Sombre Thoughts in San Francisco
by Stephen Schwartz
The Armenian national flag is a sombre affair, a horizontal tricolour of red, blue, and orange. It reminds one of sunset over a long, dusty road; of ancient rivers, of blood. When Soviet president Mikhail Gorbachev arrived in San Francisco the evening of June 3, 1990, he was greeted by dozens of Armenian banners waving in the foggy dark. Outraged by the killing of nationalist militants in Soviet Armenia, California's half-million Armenian community – the largest in the Armenian diaspora – turned out a large delegation to protest the president's visit.
California governor George Deukmejian, an Armenian as well as a conservative Republican with considerable support from the local business community, was waiting at the Soviet consular residence to greet Gorbachev – and to bring up the economic boycott that has been declared by the Soviet government against Armenia. It was there, with Deukmejian waiting on the pavement, that Gorbachev made the second major blunder of his trip. Pleading lack of time, he left Deukmejian in the courtyard, although presenting the California governor with a medal for aid to the Armenian earthquake victims.

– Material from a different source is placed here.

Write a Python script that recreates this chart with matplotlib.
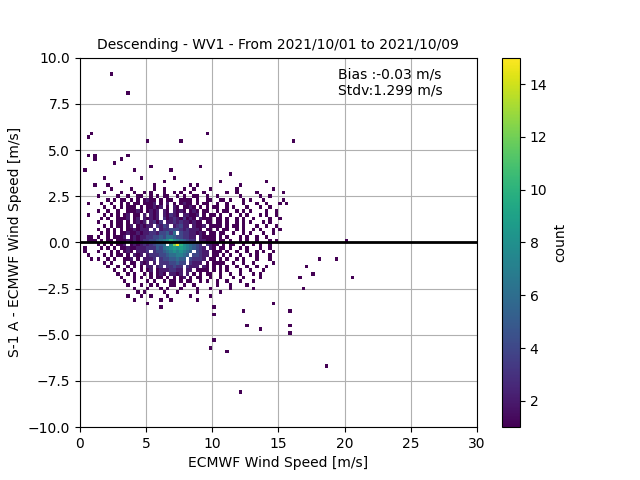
import matplotlib
matplotlib.use("Agg")
import matplotlib.pyplot as plt

# core density grid, read row by row: each char = count in a 0.25 x 0.2 m/s bin
# ('.'=0, '1'-'9', 'a'-'f' = 10-15); first column at x = 1.0 m/s
core_x0 = 1.0
core_y = [2.8, 2.6, 2.4, 2.2, 2.0, 1.8, 1.6, 1.4, 1.2, 1.0, 0.8, 0.6, 0.4, 0.2, 0.0,
          -0.2, -0.4, -0.6, -0.8, -1.0, -1.2, -1.4, -1.6, -1.8, -2.0, -2.2, -2.4,
          -2.6, -2.8, -3.0, -3.2]
core_rows = [
    ".....1.....1......1..1.....1..1....1.......1..........1",
    "...1....1...1..1.1...1..1.1..1...1......1..1.....1.......1",
    ".1.....1..1..11..1.1.11..1.1..11..1..1......1.....1..1",
    "....1.1.11.1.1.1211.1.11..1111.1..11..11.1...1.1...1.....1",
    "..1..1..1.1.11.1112.1.2.1.1211.1.11..1..1....1...1..1...1.1",
    "...1..1.1.111.1.11212.1.21.1121.1.1.11..1.1...1...1..1",
    ".1..1..1..11121.1212.21.2121.121.11..1.11..1.1.1....1..1",
    "...1.1.1.12.11.2.212.21321.22112.1.11.1..1..1.1...1.1..1",
    "..1.1..1112.12.21212.3123213121.2111.11.1..1.1..1....1..1",
    ".1...1.11.1.1212.2313.22323221211.11.11.1..1.1.1...1.1",
    "...1.1.11.12.12122.3243.23422.2112.1111.1.11.1...1..1..1",
    ".1..1.1.1.1121222.3.2334443232221.11.1.11..1.1..1.1...1.1",
    "..1.1.1.11211212233244536.43322121.11.11..1..1.1...1..1",
    ".1..1.1112.12122334454665443322.21111.1.1...1.1..1..1",
    "1.1.11.1112121233445678a8765433.22111.11.1..1.1..1...1.1",
    ".1.1.1.112.12123234556.8cfa876543.3211.1.11..1..1.1..1",
    "..1.1.1.11211222333546789898765432.21.11.1..1.1...1..1",
    ".1...1.1.121.2223.344567878765.4322.111.1..1..1..1.1..1",
    "...1.1.11.1.212.2333445667765.44322.11.1.1..1..1.1...1",
    ".1..1.1..112.1.2223.34455655.43332.11.1.1..1.1...1...1",
    "...1.1...1.11.212.2.33344544.3222.1.1111..1..1..1.....1",
    "....1..1..1.1.1.22.23.33433.3222.21.1.1.1..1..1..1..1",
    "......1..1.1..1.12.12223322.22.1111.1.1.1...1..1...1",
    ".......1..1.1..1.1.121.2212.2.1.1.11..1..1..1...1.1",
    "........1...1.1..1.11.1.1.12.1.11..1..1...1..1....1",
    ".........1..1...1.1..1.11.1.11..1.1..1..1...1...1",
    "..........1...1..1.1...11..1..1......1...1....1",
    "............1...1...1.1...1....1...1.....1......1",
    ".............1.1.....1...1.....1......1",
    "..............1..1....1......1.....1",
    "............1.......1..1.......1",
]

# isolated points outside the core
out_x = [2.3, 3.7, 0.6, 0.8, 5.0, 7.5, 9.5, 16.2, 0.5, 1.2, 3.6, 1.0, 0.4, 14.0,
         0.8, 0.5, 0.3, 0.6, 0.7, 0.4, 0.9, 19.3, 20.0, 20.6, 18.2, 17.0, 17.6,
         16.5, 16.8, 9.9, 11.0, 12.0, 18.6, 12.6, 13.6, 15.8, 15.8, 14.7, 12.3,
         10.0, 10.0, 15.8, 6.0, 5.2, 3.6, 10.0, 1.0, 0.6, 0.5, 0.9,
         1.8, 2.6, 3.2, 4.1, 5.6, 6.4, 7.2, 8.3, 9.1, 10.6, 11.4, 12.2, 2.0, 4.6,
         6.9, 8.8, 3.0, 5.3]
out_y = [9.0, 8.1, 5.8, 5.9, 5.5, 5.4, 5.9, 5.4, 4.8, 4.8, 4.8, 4.4, 3.9, 3.4,
         0.4, 0.0, -0.5, 0.3, -0.6, -0.2, 0.2, -0.9, 0.0, -1.8, -1.0, -1.4, -1.6,
         -2.0, -2.4, -5.8, -6.0, -8.2, -6.8, -4.4, -4.8, -4.6, -5.0, -3.2, -3.7,
         -3.9, -3.4, -3.6, -3.4, -3.2, -3.0, -5.2, 3.2, 2.2, 1.6, -0.9,
         3.6, 4.3, 3.3, 3.9, 3.1, 3.4, 3.5, 3.2, 4.0, 3.3, 3.8, 3.1, 3.0, 3.5,
         3.9, 3.1, 4.5, 4.1]

xs, ys, ws = list(out_x), list(out_y), [1] * len(out_x)
for yv, row in zip(core_y, core_rows):
    for c, ch in enumerate(row):
        if ch != ".":
            xs.append(core_x0 + c * 0.25 + 0.125)
            ys.append(yv + 0.1)
            ws.append(int(ch, 16))

fig, ax = plt.subplots(figsize=(6.4, 4.8), dpi=100)
h = ax.hist2d(xs, ys, weights=ws, bins=[120, 100], range=[[0, 30], [-10, 10]],
              cmin=1, vmin=1, vmax=15, cmap="viridis")
cb = fig.colorbar(h[3], ax=ax)
cb.set_label("count")
ax.axhline(0, color="black", lw=2)
ax.grid(True)
ax.set_axisbelow(True)
ax.set_xlim(0, 30)
ax.set_ylim(-10, 10)
ax.set_xlabel("ECMWF Wind Speed [m/s]")
ax.set_ylabel("S-1 A - ECMWF Wind Speed [m/s]")
ax.set_title("Descending - WV1 - From 2021/10/01 to 2021/10/09", fontsize=10)
ax.text(19.5, 8.0, "Bias :-0.03 m/s\nStdv:1.299 m/s", fontsize=10)
fig.savefig("out.png", dpi=100)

The next day, once again, a substantial encounter with Deukmejian was avoided. As Gorbachev arrived at San Francisco's Fairmont Hotel for an afternoon banquet, his limousine entered the parking lot, where the gate swung shut just ahead of Deukmejian's vehicle.
The latter snub, in which a visiting Soviet dignitary humiliated the governor of an American state on the latter's own ground, seemed to sum up the dominant style of Soviet politics over many decades, even under Gorbachev.
As noted, however, these were not the first such missteps. An error of much greater importance came during his press conference just days before in Washington, when Gorbachev declared his government might block further emigration of Jews unless the U.S. were to pressure Israel to ensure they would not be settled in the occupied territories. In the U.S., where Jewish opinion is so influential, this was a statement of no small consequences. It was reported some time later that Soviet foreign minister Eduard Shevardnadze had assured U.S. secretary of state James Baker that no disruption in orderly emigration should be anticipated.
The 150 or so American business leaders who gathered at a banquet in San Francisco to welcome the Soviet president were wary. Gorbachev urged those present to commit early to investment in the U.S.S.R., arguing that those who acted boldly would reap profits. "Those who cooperate with us now will see many more opportunities for further cooperation, but those who stay on the sidelines will remain there – and I think that will be fair," Gorbachev declared.
He insisted, "we are now watching – watching those who are risking something and who are willing to cooperate at this time and watching those who stand on the sidelines." He promised that rouble convertibility, a major problem for Western business, would soon be introduced, but offered no details.
Business people at the luncheon applauded Gorbachev, but most said they had come more out of a desire to show hospitality than out of interest in the Soviet economy. "This is an event, not a relationship builder," commented one executive. Another said, "Our attendance is just a civic expression of welcome." Indeed, the whole visit seemed to have provided little more than an opportunity for an orgy of Californian narcissism.
If there was anything for Gorbachev to celebrate in his San Francisco visit, it was his meeting with Roh Tae Woo, president of South Korea. The contact represented an undeniable breakthrough in Soviet Pacific relations. Gorbachev alluded to the importance of this event by quoting the 19th century Russian liberal Aleksandr Herzen, who described the Pacific Basin as a "future Mediterranean."
Such comments were appropriate, for the Roh meeting curiously skewed Gorbachev's performance at this summit. In the final reckoning of things, he accomplished more on his side trip to the U.S. West Coast than in his talks with president George Bush.
But Gorbachev might have been better served had he recalled another quote from Herzen. The following comment appears in the 1855 work From the Other Shore:
"The revolution of Peter the Great replaced the obsolete squirearchy of Russia – with a European bureaucracy; everything that could be copied from the Swedish and German laws, everything that could be taken over from the free municipalities of Holland into our half communal, half absolutist country, was taken over. But the unwritten, the moral check on power, the instinctive recognition of the rights of man, of the rights of thought, of truth, could not be and were not imported."